"Alguém dirá que
A vida como ela é... insiste na tristeza e na abjeção. Talvez, e daí? O homem é triste e repito: -- triste do berço ao túmulo, triste da primeira à última lágrima. Nada soa mais falso do que a alegria. Rir num mundo miserável como o nosso é o mesmo que, em pleno velório, acender o cigarro na chama de um círio. Pode-se dizer que é triste
A vida como ela é... -- porque o homem morre. Que importa tudo o mais, se a morte nos espera em qualquer esquina? Convém não esquecer que o homem é, ao mesmo tempo, o seu próprio cadáver.

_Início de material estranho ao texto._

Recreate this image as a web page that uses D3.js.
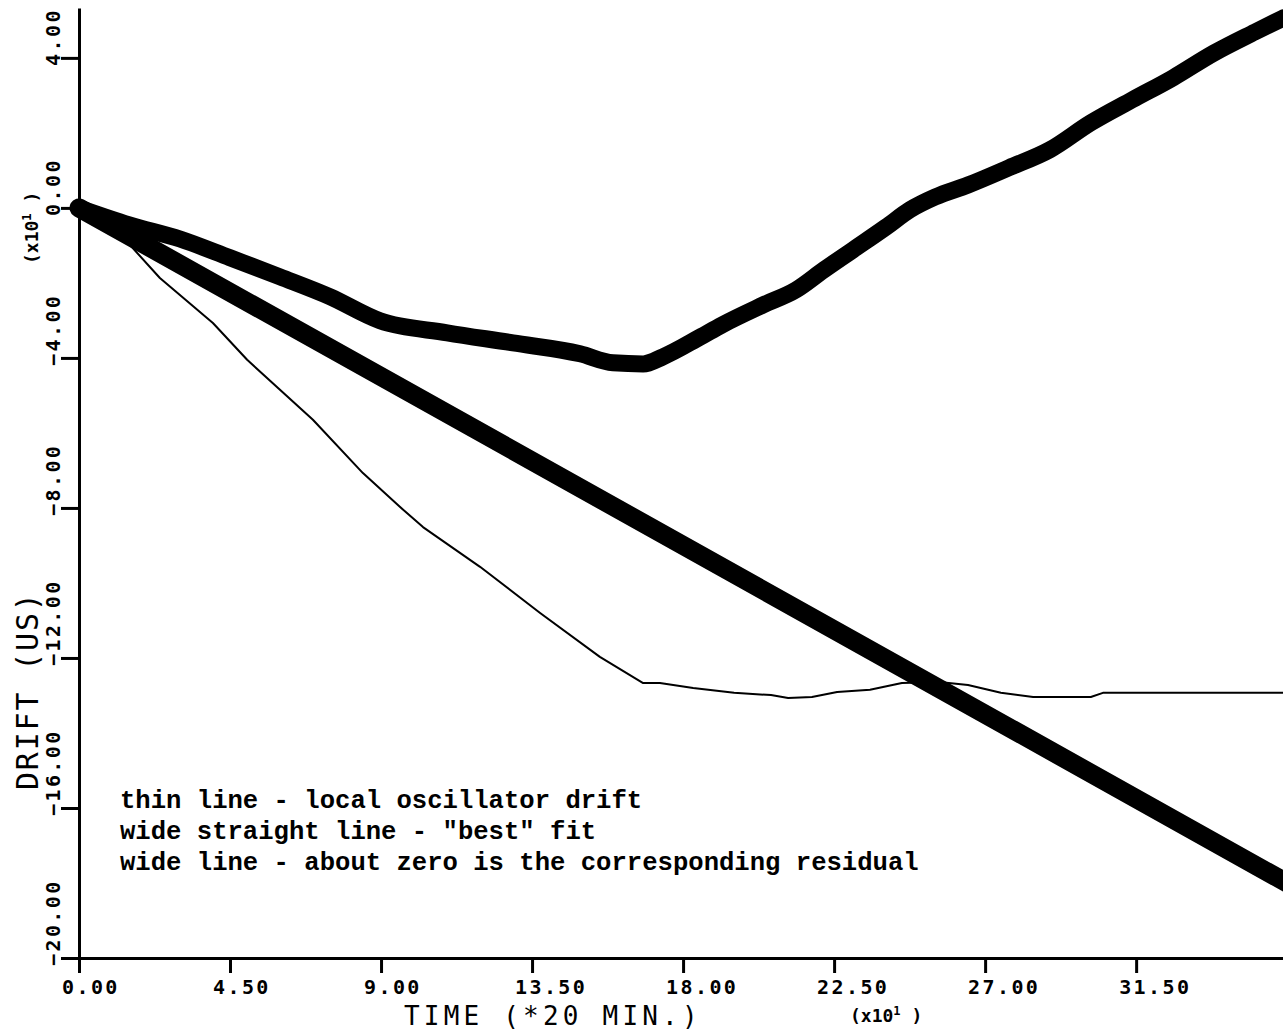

Hora após hora, dia após dia, ele amadurece para morrer. Há gêneros alegres, eu sei. Fala-se em 'teatro para fazer rir'. Mas uma peça que tenha essa destinação específica é tão absurda, obscena, como o seria uma missa cômica. Agora o aspecto da sordidez. Nas abjeções humanas, há ainda a marca da morte. Sim, o homem é sórdido porque morre. No seu ressentimento contra a morte, faz a própria vida com excremento e sangue."
Nelson Rodrigues.
Elas gostam de apanhar. Rio de Janeiro: Agir, 2007, p. 7.